A coalition of social and economic activism groups recently launched a week-long campaign at several universities in the East Coast to protest what they view as problematic investments in hedge funds that hold Puerto Rican debt and involvement in the island’s debt crisis.

On Tuesday, the coalition held a protest at Columbia University to demand the institution divest from Santander Bank—due to the bank’s alleged role in the advocacy of austerity measures in the island, which has included a proposed 105 percent hike in tuition costs at the island’s only public university system, the University of Puerto Rico, and the closure of nearly 200 public schools. Ana María Archilla, co-executive director of the Center for Public Democracy, made an impassioned plea for Columbia “to stop promoting Santander’s business.”

“Today we are calling on Columbia University to stand with the people of Puerto Rico… to use its power to make sure that in our country, our people can count on a government to take care of them,” Archilla said.

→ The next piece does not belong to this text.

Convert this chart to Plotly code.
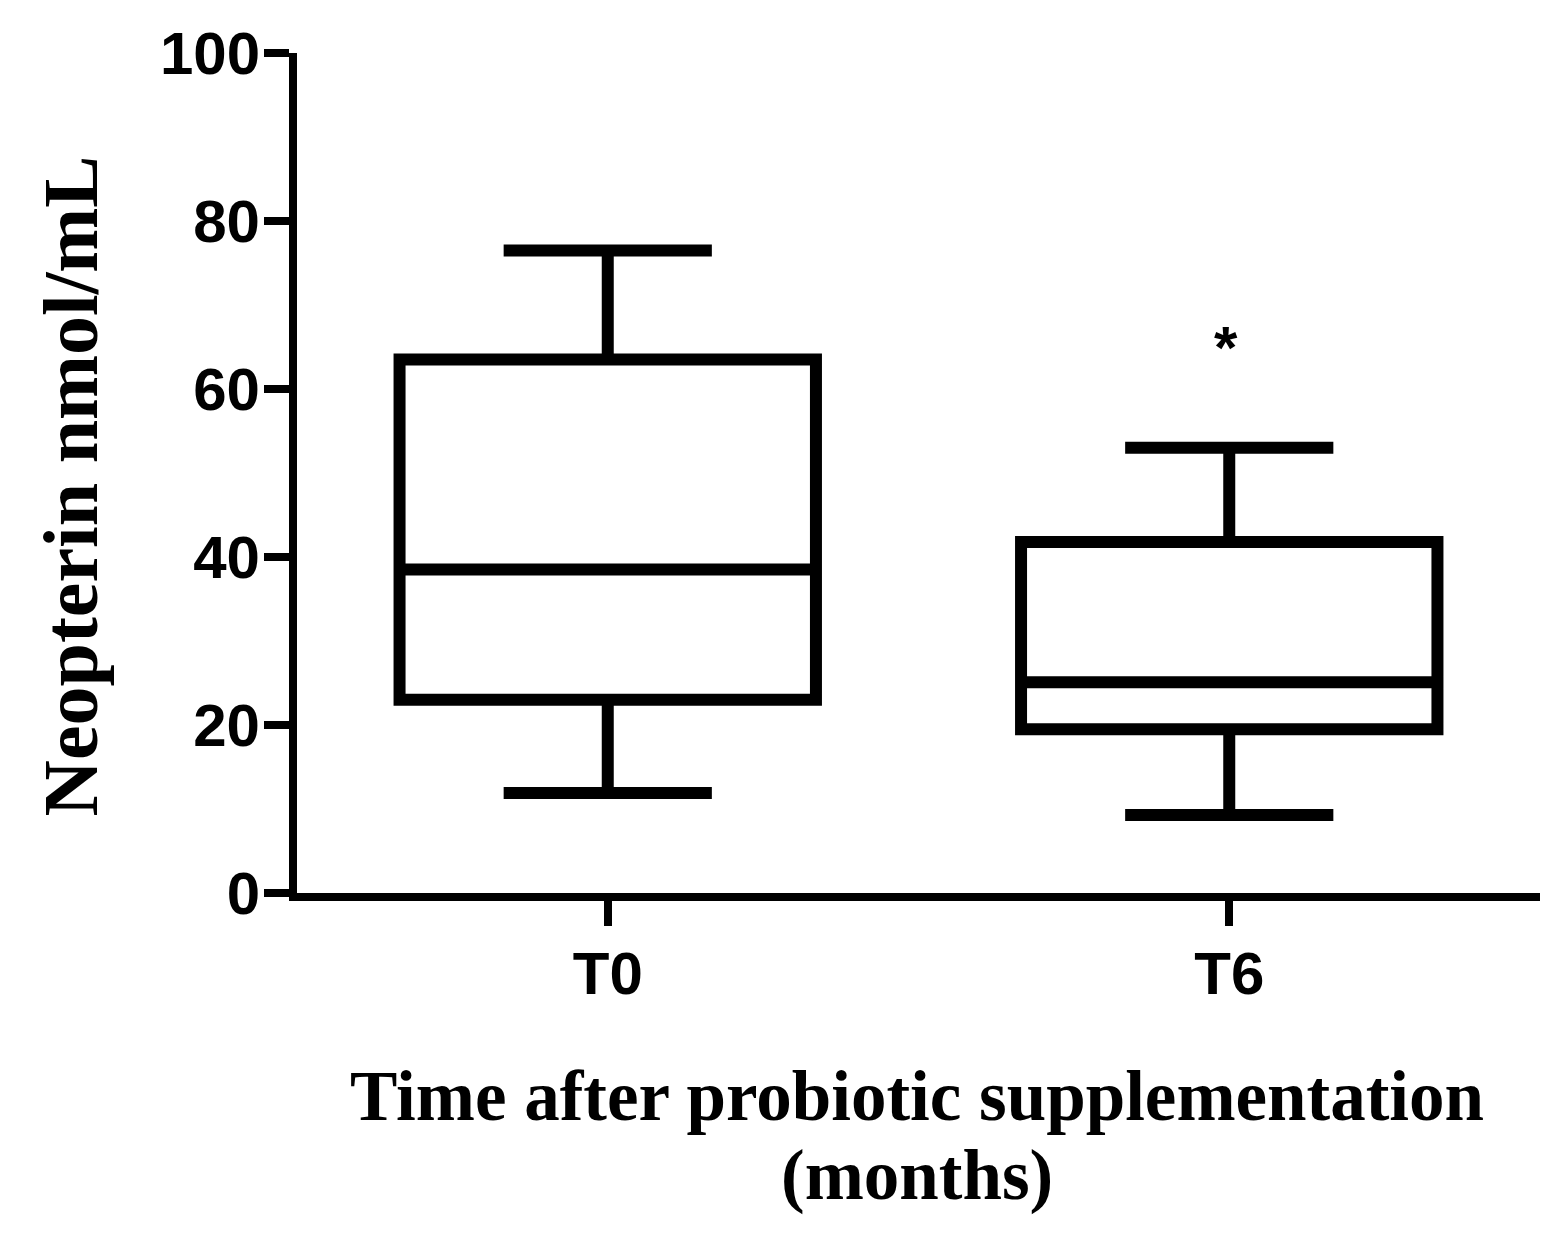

The coalition, which includes the New York-based Center for Popular Democracy, Make the Road, NY Communities for Change and Hedge Clippers, among others, staged the protests as a back-to-school campaign.

“Our purpose is to connect these universities to Puerto Rico,” Julio López Varona, the outgoing director of Make the Road Connecticut, told Latino USA.

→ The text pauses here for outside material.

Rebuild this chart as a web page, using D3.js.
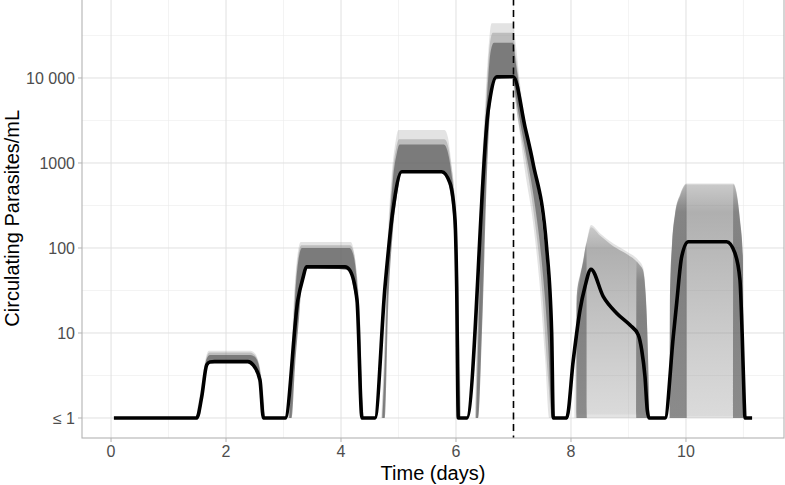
<!DOCTYPE html>
<html><head><meta charset="utf-8">
<script src="https://cdn.jsdelivr.net/npm/d3@7"></script>
<style>
body{margin:0;background:#fff}
svg{display:block}
text{font-family:"Liberation Sans", Arial, Helvetica, sans-serif}
</style>
</head><body>
<svg id="chart" width="785" height="485"></svg>
<script>
// ---------- data ----------
const medianT = [0.05,1.49,1.577,1.664,1.72,1.80,2.38,2.47,2.59,2.65,
  3.03,3.25,3.34,3.40,4.07,4.15,4.278,4.365,
  4.59,4.765,4.904,5.056,5.751,5.896,5.983,6.012,6.04,
  6.19,6.562,6.708,6.997,7.2,7.339,7.577,7.664,7.692,
  7.925,8.04,8.157,8.243,8.348,8.562,8.795,9.026,9.17,9.23,9.287,9.327,9.357,
  9.635,9.779,9.838,9.925,10.04,10.708,10.852,10.939,10.979,11.014,11.026,11.15];
const medianV = [1,1,1.77,4.21,4.55,4.6,4.6,4.21,2.8,1,
  1,24.4,45,60,60,55,24.4,1,
  1,35,280,790,790,578,213,35,1,
  1,4219,10350,10350,2665,1000,100,10,1,
  1,4.8,18.6,35,56,26.8,17.1,12.4,9.5,6.3,3.06,1.24,1,
  1,9.06,22.4,78.8,118.6,118.6,86.8,42.1,9.06,1.49,1,1];

// simulation ensemble envelopes: [time, low, high]; null separates pieces
const lightBand = [
  [1.50,1,1.3],[1.58,1.77,2.6],[1.64,3.6,4.8],[1.70,4.5,6.2],[2.42,4.5,6.2],[2.47,4.21,6.0],[2.54,3.3,5.2],[2.60,2.4,3.6],[2.66,1,1.6],[2.68,1,1], null,
  [3.08,1,1],[3.12,1,3],[3.18,4,25],[3.25,15,90],[3.30,40,118],[3.40,58,118],[4.17,55,118],[4.22,35,95],[4.28,20,45],[4.33,3,15],[4.38,1,1.5],[4.40,1,1], null,
  [4.70,1,1],[4.74,1,4],[4.80,20,80],[4.88,150,700],[4.95,400,1800],[5.0,650,2450],[5.05,780,2450],[5.80,780,2450],[5.86,650,2000],[5.92,400,1000],[5.98,150,400],[6.03,10,80],[6.06,1,8],[6.09,1,1], null,
  [6.33,1,1],[6.37,1,20],[6.42,5,300],[6.50,300,4000],[6.56,3000,20000],[6.62,9000,44000],[6.70,10000,44000],[6.99,10000,44000],[7.04,5000,25000],[7.12,2000,8000],[7.20,800,3200],[7.34,200,1100],[7.45,40,450],[7.55,5,150],[7.62,1,40],[7.68,1,10],[7.70,1,1], null,
  [8.06,1,1],[8.10,1,29],[8.16,1,50],[8.215,1,72],[8.28,1,125],[8.348,1,186],[8.504,1,149],[8.736,1,113],[8.969,1,91],[9.17,1,72],[9.25,1,60],[9.30,1,30],[9.34,1,6],[9.374,1,1], null,
  [9.715,1,1],[9.722,1,30],[9.76,1,120],[9.81,1,255],[9.9,1,430],[10.01,1,575],[10.823,1,575],[10.88,1,450],[10.94,1,213],[10.99,1,80],[11.0,1,1]
];
const midBand = [
  [1.52,1,1.2],[1.60,2.0,2.8],[1.65,3.8,4.8],[1.71,4.5,5.9],[2.42,4.5,5.9],[2.47,4.21,5.7],[2.54,3.3,5.0],[2.60,2.4,3.4],[2.65,1,1.5],[2.67,1,1], null,
  [3.09,1,1],[3.13,1,3],[3.19,4,25],[3.26,15,85],[3.31,40,108],[3.40,58,108],[4.16,55,108],[4.22,35,90],[4.28,20,45],[4.33,3,14],[4.37,1,1.5],[4.39,1,1], null,
  [4.71,1,1],[4.75,1,4],[4.81,20,80],[4.89,150,650],[4.96,400,1500],[5.01,650,1900],[5.05,780,1900],[5.80,780,1900],[5.86,650,1600],[5.92,400,900],[5.98,150,380],[6.03,8,70],[6.06,1,6],[6.08,1,1], null,
  [6.34,1,1],[6.38,1,15],[6.44,8,400],[6.52,500,5000],[6.58,4000,22000],[6.64,9500,34000],[6.99,10000,34000],[7.04,5000,18000],[7.2,1200,3000],[7.34,300,1050],[7.5,30,200],[7.6,3,50],[7.67,1,10],[7.70,1,1]
];
const darkBand = [
  [1.54,1,1.3],[1.61,2.2,3.0],[1.66,4.0,4.9],[1.72,4.5,5.5],[2.42,4.5,5.5],[2.47,4.21,5.4],[2.54,3.3,4.8],[2.60,2.4,3.2],[2.65,1,1.4],[2.67,1,1], null,
  [3.10,1,1],[3.14,1,3],[3.20,4,25],[3.27,15,80],[3.32,40,100],[3.40,58,100],[4.15,55,100],[4.21,35,85],[4.27,20,45],[4.32,3,13],[4.37,1,1.5],[4.38,1,1], null,
  [4.72,1,1],[4.76,1,4],[4.82,20,80],[4.90,150,600],[4.97,400,1300],[5.02,650,1650],[5.06,780,1650],[5.79,780,1650],[5.85,650,1400],[5.91,400,850],[5.97,150,350],[6.02,8,60],[6.05,1,5],[6.07,1,1], null,
  [6.35,1,1],[6.39,1,10],[6.46,15,500],[6.54,800,6000],[6.60,5000,20000],[6.66,9500,26000],[6.99,10000,26000],[7.04,6000,15000],[7.2,1500,2900],[7.34,450,1000],[7.5,60,200],[7.6,8,40],[7.67,1,8],[7.70,1,1]
];
// fanned-out ensembles after treatment (days 8-11)
const fanBand = [
  [8.10,1.1,22],[8.2,1.1,65],[8.3,1.1,140],[8.348,1.1,175],[8.504,1.1,140],[8.736,1.1,105],[8.969,1.1,85],[9.17,1.1,66],[9.25,1.1,55],[9.3,1.05,26],[9.34,1,5],[9.36,1,1], null,
  [9.722,1.05,25],[9.76,1.05,110],[9.81,1.05,240],[9.9,1.05,410],[10.01,1.05,560],[10.823,1.05,560],[10.88,1.05,430],[10.94,1.05,200],[10.99,1,70],[11.0,1,1]
];
// dense rise/fall edges of the fanned ensembles
const edgeBand = [
  [8.095,1,1],[8.10,1,27],[8.16,1,48],[8.215,1,70],[8.27,1,115],[8.275,1,1], null,
  [9.135,1,1],[9.14,1,70],[9.2,1,62],[9.25,1,56],[9.30,1,28],[9.34,1,5],[9.36,1,1], null,
  [9.715,1,1],[9.722,1,30],[9.76,1,120],[9.81,1,255],[9.9,1,430],[10.01,1,570],[10.013,1,1], null,
  [10.818,1,1],[10.823,1,570],[10.88,1,450],[10.94,1,213],[10.99,1,80],[11.0,1,1]
];

const xTicks = [0,2,4,6,8,10];
const xMinor = [1,3,5,7,9,11];
const yTicks = [1,10,100,1000,10000];
const yTickLabels = ["\u2264 1","10","100","1000","10 000"];
const yMinor = [3.1623,31.623,316.23,3162.3,31623];
const treatmentDay = 7;
const xTitle = "Time (days)";
const yTitle = "Circulating Parasites/mL";

// ---------- layout ----------
const panel = {left: 82, right: 784, top: -1.5, bottom: 438};
const svg = d3.select("#chart");

const tExt = d3.extent(medianT);
const tPad = (tExt[1]-tExt[0])*0.05;
const x = d3.scaleLinear().domain([tExt[0]-tPad, tExt[1]+tPad]).range([panel.left, panel.right]);
const logMin = -0.2353, logMax = 4.935;
const y = d3.scaleLog().domain([Math.pow(10,logMin), Math.pow(10,logMax)]).range([panel.bottom, panel.top]);

const defs = svg.append("defs");
defs.append("clipPath").attr("id","clip")
  .append("rect").attr("x",panel.left).attr("y",panel.top)
  .attr("width",panel.right-panel.left).attr("height",panel.bottom-panel.top);
function vGrad(id, stops){
  const g = defs.append("linearGradient").attr("id",id).attr("x1",0).attr("x2",0).attr("y1",0).attr("y2",1);
  stops.forEach(s=>g.append("stop").attr("offset",s[0]).attr("stop-color",s[1]).attr("stop-opacity",s[2]));
}
vGrad("fanGrad",[[0,"#707070",0.22],[0.12,"#707070",0.45],[0.45,"#7a7a7a",0.32],[1,"#909090",0.1]]);
vGrad("edgeGrad",[[0,"#5a5a5a",0.15],[0.12,"#5a5a5a",0.5],[0.35,"#5a5a5a",0.62],[1,"#5a5a5a",0.62]]);

const grid = svg.append("g");
grid.selectAll(".xmin").data(xMinor).enter().append("line")
  .attr("x1",d=>x(d)).attr("x2",d=>x(d)).attr("y1",panel.top).attr("y2",panel.bottom)
  .attr("stroke","#ebebeb").attr("stroke-width",0.6);
grid.selectAll(".ymin").data(yMinor).enter().append("line")
  .attr("y1",d=>y(d)).attr("y2",d=>y(d)).attr("x1",panel.left).attr("x2",panel.right)
  .attr("stroke","#ebebeb").attr("stroke-width",0.6);
grid.selectAll(".xmaj").data(xTicks).enter().append("line")
  .attr("x1",d=>x(d)).attr("x2",d=>x(d)).attr("y1",panel.top).attr("y2",panel.bottom)
  .attr("stroke","#e0e0e0").attr("stroke-width",1);
grid.selectAll(".ymaj").data(yTicks).enter().append("line")
  .attr("y1",d=>y(d)).attr("y2",d=>y(d)).attr("x1",panel.left).attr("x2",panel.right)
  .attr("stroke","#e0e0e0").attr("stroke-width",1);

// ---------- ensemble bands ----------
function pieces(arr){
  const out=[]; let cur=[];
  arr.forEach(d=>{ if(d===null){ if(cur.length) out.push(cur); cur=[]; } else cur.push(d); });
  if(cur.length) out.push(cur);
  return out;
}
const area = d3.area().x(d=>x(d[0])).y0(d=>y(d[1])).y1(d=>y(d[2])).curve(d3.curveMonotoneX);
const plot = svg.append("g").attr("clip-path","url(#clip)");
[[lightBand,"#a3a3a3",0.3],[fanBand,"url(#fanGrad)",1],[midBand,"#808080",0.38],[darkBand,"#5a5a5a",0.66],[edgeBand,"url(#edgeGrad)",1]].forEach(([band,col,op])=>{
  plot.append("g").selectAll("path").data(pieces(band)).enter().append("path")
    .attr("d",area).attr("fill",col).attr("fill-opacity",op).attr("stroke","none");
});

// ---------- best-fit line ----------
const lineData = medianT.map((t,i)=>[t,medianV[i]]);
const line = d3.line().x(d=>x(d[0])).y(d=>y(d[1])).curve(d3.curveMonotoneX);
plot.append("path").datum(lineData).attr("d",line)
  .attr("fill","none").attr("stroke","#000").attr("stroke-width",3.6)
  .attr("stroke-linejoin","round");

// treatment day
plot.append("line").attr("x1",x(treatmentDay)).attr("x2",x(treatmentDay))
  .attr("y1",panel.top).attr("y2",panel.bottom)
  .attr("stroke","#000").attr("stroke-width",1.6).attr("stroke-dasharray","7,4.5");

// panel border
svg.append("rect").attr("x",panel.left).attr("y",panel.top)
  .attr("width",panel.right-panel.left).attr("height",panel.bottom-panel.top)
  .attr("fill","none").attr("stroke","#b3b3b3").attr("stroke-width",1.1);

// ---------- axes ----------
const ax = svg.append("g");
ax.selectAll(".xt").data(xTicks).enter().append("line")
  .attr("x1",d=>x(d)).attr("x2",d=>x(d)).attr("y1",panel.bottom).attr("y2",panel.bottom+4)
  .attr("stroke","#b3b3b3").attr("stroke-width",1);
ax.selectAll(".xl").data(xTicks).enter().append("text")
  .attr("x",d=>x(d)).attr("y",457).attr("text-anchor","middle")
  .attr("font-size",16).attr("fill","#4d4d4d").text(d=>d);
ax.selectAll(".yt").data(yTicks).enter().append("line")
  .attr("y1",d=>y(d)).attr("y2",d=>y(d)).attr("x1",panel.left-4).attr("x2",panel.left)
  .attr("stroke","#b3b3b3").attr("stroke-width",1);
ax.selectAll(".yl").data(yTicks).enter().append("text")
  .attr("x",75).attr("y",d=>y(d)).attr("dy","0.36em").attr("text-anchor","end")
  .attr("font-size",16).attr("fill","#4d4d4d").text((d,i)=>yTickLabels[i]);

svg.append("text").attr("x",(panel.left+panel.right)/2).attr("y",480)
  .attr("text-anchor","middle").attr("font-size",20).attr("fill","#000").text(xTitle);
svg.append("text").attr("transform",`translate(18.5,${(panel.top+panel.bottom)/2}) rotate(-90)`)
  .attr("text-anchor","middle").attr("font-size",20).attr("fill","#000").text(yTitle);
</script>
</body></html>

“Our actions highlight how Congress and other institutions, such as banks and universities, have contributed to exacerbating the ongoing crisis in Puerto Rico,” said Samy Olivares, a spokesperson for Make the Road NY, a social justice group which serves Latino communities across New York City.

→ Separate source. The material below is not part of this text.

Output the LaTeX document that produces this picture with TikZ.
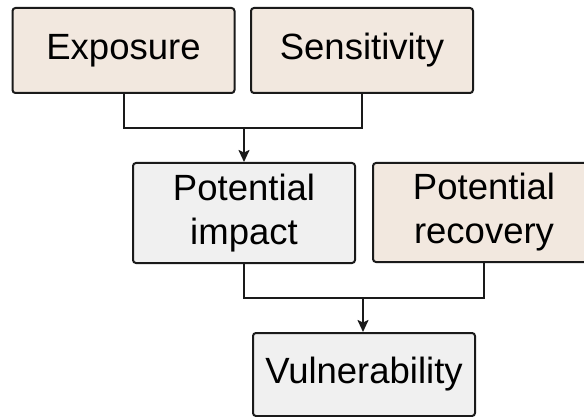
\documentclass[tikz,border=0pt]{standalone}
\usepackage{fontspec}
\setmainfont{Liberation Sans}
\usetikzlibrary{arrows.meta}
\definecolor{beigefill}{HTML}{F2E8DF}
\definecolor{greyfill}{HTML}{F0F0F0}
\definecolor{edge}{HTML}{1A1A1A}
\begin{document}
\begin{tikzpicture}[x=1pt,y=-1pt,
  box/.style={draw=edge, line width=2pt, rounded corners=3pt,
    minimum width=222pt, align=center, inner sep=0pt,
    font=\fontsize{36.5}{44}\selectfont},
  warm/.style={box, fill=beigefill},
  cool/.style={box, fill=greyfill},
  link/.style={draw=edge, line width=2pt},
  arrowlink/.style={link, -{Stealth[length=12pt,width=11pt,inset=2.5pt]}}]
  \useasboundingbox (0,0) rectangle (584,417);
  \clip (0,0) rectangle (584,417);
  % top row
  \node[warm, minimum height=85pt] (exp) at (123.5,50.5) {Exposure};
  \node[warm, minimum height=85pt] (sen) at (362,50.5) {Sensitivity};
  % middle row
  \node[cool, minimum height=100pt] (imp) at (244,213) {Potential\\impact};
  \node[warm, minimum height=99pt] (rec) at (484,212.5) {Potential\\recovery};
  % bottom
  \node[cool, minimum height=83pt] (vul) at (364,374.5) {Vulnerability};
  % junctions
  \coordinate (j1) at (244,128);
  \coordinate (j2) at (363,298);
  \draw[link] (exp.south) |- (j1) -| (sen.south);
  \draw[arrowlink] (j1) -- (imp.north);
  \draw[link] (imp.south) |- (j2) -| (rec.south);
  \draw[arrowlink] (j2) -- (vul.north -| j2);
\end{tikzpicture}
\end{document}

“We have to make clear that neither paying the debt nor austerity measures are going to alleviate the crisis,” he added.

Protesters gather at the entrance of Columbia University to demand the institution divest from Santander Bank, which activists argue has had a “damaging effect” on Puerto Rico’s debt crisis. (Image via Samy Olivares)”

Last week, the coalition held protests at Harvard and Yale over their investments in the Baupost Group, a hedge fund investor that purchased large portions of Puerto Rico’s debt at a discount.

In October, Hedge Clippers sent a letter to 18 universities (including Harvard, Yale and Cornell) who have investments with the Baupost Group.

Baupost Group CEO Seth Klarman allegedly owns nearly $1 billion worth of Puerto Rican debt bonds purchased through Decagon LLC entities. Harvard alone has nearly $2 billion invested in the Baupost Group, while Yale has invested $740 million.

“Many of these universities don’t know that they’re investing in measures that hurt Puerto Rico,” López Varona said. “But we’re making them notice.”

Yale has been the only university so far to respond to Hedge Clippers’ letter. A spokesperson for the university’s Committee on Investor Responsibility said that Yale’s investment is in accordance with the institution’s ethical investment policy.

On January 24, Puerto Rico governor Ricardo Rosselló announced a new fiscal plan which explained that the damage wrought by Hurricanes Irma and María has left the island’s budget in the red until 2022. As a result, Rosselló noted, Puerto Rico won’t be able to make payments on its $73 billion debt until then. Prior to the hurricanes, Puerto Rico had planned to pay a total of $3.6 billion during that time frame.